Mind + Body
5 Reasons Why Anger Must Be Released
Once upon a time, in a not-so-distant past, we began an “Anger Series” here at Of The Wolves. The period was the close of 2016, and it seemed plausible that anger – at least in this country – knew no bounds. Two years later, some people’s rage may have been transmuted into something a bit more sustained and subdued, but it’s there. It’s fuel for some, and it may be slowly corroding others’ health. Sidestepping any cultural or political occurrences – injustices or inflammatory times – ALL of us experience anger periodically. It is a most common emotion, and it is not something to suppress. Anger itself should never be taboo. Its expression is what should be modulated but not its existence and release.
I have been gripped by the work of Gabor Mate, M.D. lately – his theories and the undeniable links he draws between emotions and disease as well as his work in addiction. Gabor has spent decades as a physician, undeniably working through a very special emotional and somewhat psychological lens with his patients. He is very outspoken about how absent the linkage between emotion and disease is in Western medical teachings. As someone with considerably less client time under my belt and a purely therapeutic lens (no medical training), I have seen first-hand what Gabor speaks of when he draws direct links between suppression of anger – even overly polite and measured personalities – and actual manifestations of disease and dis-ease. I plowed my way through his book “When the Body Says No: Exploring the Stress-Disease Connection” over the holidays and felt compelled to follow the breadcrumbs we dropped back in 2016 into a richer landscape of Anger resources in 2019.

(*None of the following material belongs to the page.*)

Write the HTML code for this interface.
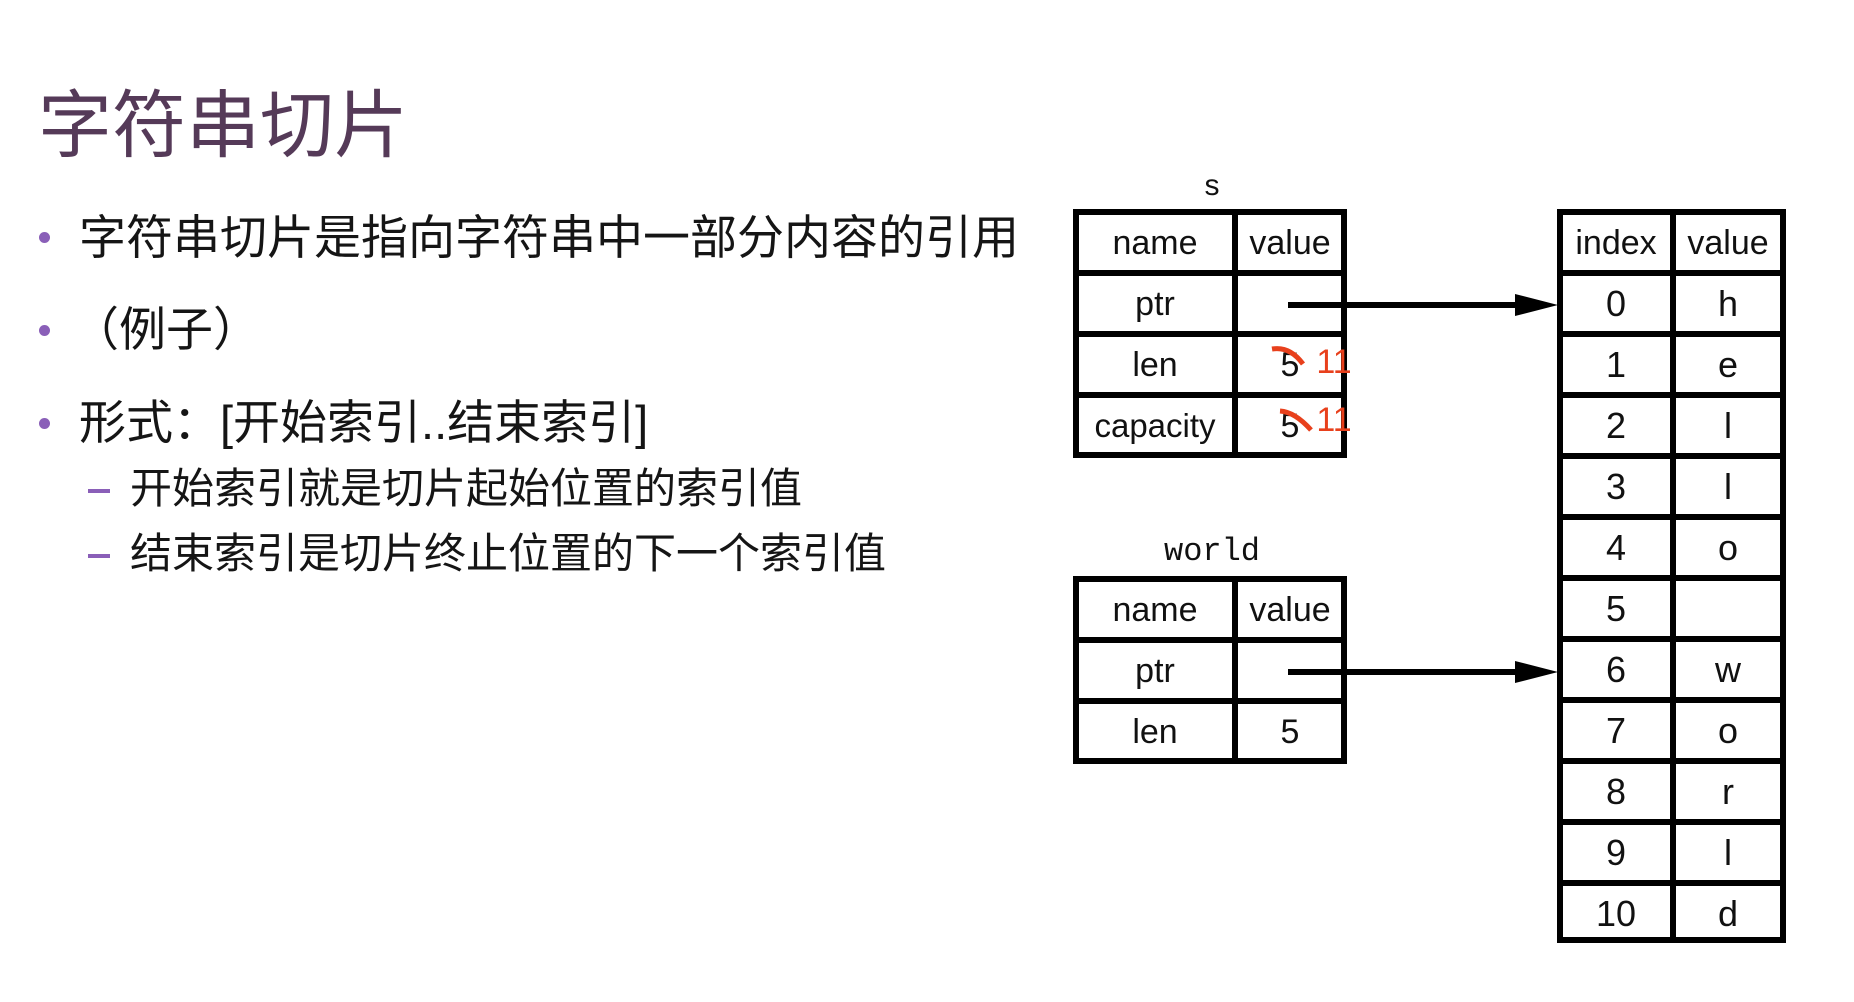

Following are five reasons why I find anger must be released and why it is essential.
1. Anger is partly how our organism identifies threat or non-threat.
For most of us, the threat of actual predators and the hunting and gathering lifestyle is long gone, but in the animal world these threats loom daily. As Gabor Mate tells us, one of the primary tasks of the immune system is to identify between self and non-self, and for anger to be deployed helpfully and healthily, our entire organism needs to be able to make this distinction. But our psychological capacities can somewhat easily become disjointed and recklessly unaware of where we end and something else begins. As he says, “Repressed anger will lead to disordered immunity”. In this case, not only are we unable to protect ourselves through a healthy dispensation of anger, we can’t even distinguish what emotion is appropriate and if an outside or internal threat exists.
2. Unexpressed anger is trapped within the body.
Repression is the opposite of release. So, naturally, if the anger we experience has no expression it is trapped, roiling through our tissues, our organs, our entire organism. What we know now – and what a select few have always known throughout the ages – is repression of feelings and emotions is actually at the root of many illnesses, physical manifestations. It makes great sense if pondered. Where do intense emotions go if not expressed? We go into greater detail about this in contributor Helena Vissing’s, M.S., PsyD, article “What is Dysregulation and Explaining Its Magnetic Pull”.
3. Those you’re protecting from your anger sense its existence.
This is less about our physiological responses to anger and denying it and more about the observable fields around it. Many people repress anger due to conditioning that started at a young age. Somewhere along the journey of life, it was determined either consciously or unconsciously that anger is not acceptable to demonstrate. As I have worked with clients individually and in groups, I have observed that anger, even when not afforded a seat in the room, is still sitting there anyways. The body knows of the anger’s presence, and others can feel the energy fields as well. This is a powerful example of energy’s omnipresence: we might try to stifle emotions, but they pierce the air around us. If you can work to become conscious of your true emotions you can learn to give them healthy expression. This almost always invites closer relationships and better health.
4. Anger is human.
You are both uniquely you and wholly like the rest of us. Anger is like one of the four food groups; it just IS, so mundane and so every day in its presence. Of course, some of its expressions are unacceptable or even deadly. But experiencing some anger is almost pedestrian, and that does not take away its absolute necessity and distinct footprint for us all. If after taking honest inventory, you find that you do suppress it or shrink from its rise within you, likely somewhere along your childhood or adolescence anger was not confirmed as an acceptable emotion. Deep programming takes DE-programming, but it is possible. I find starting with curiosity about what triggered the anger, as it’s happening in real time, invites some possible new behaviors. The anger is allowed to stay through your inquiry around what it is and how it wants out.
5. Denial and suppression can be deadly.
It is with this truth, that I simply suggest you read “When the Body Says No: Exploring the Stress-Disease Connection”. I suggest this because within its contents are almost every personality profile and their possible linkages to disease. You will undeniably see some of yourself in some of the patients’ stories; however, I caution to enter into reading without allowing it to scare you. I saw so many of my symptoms and some similar childhood stories in his ill patients, and I took this as an opportunity to deepen my emotional practices.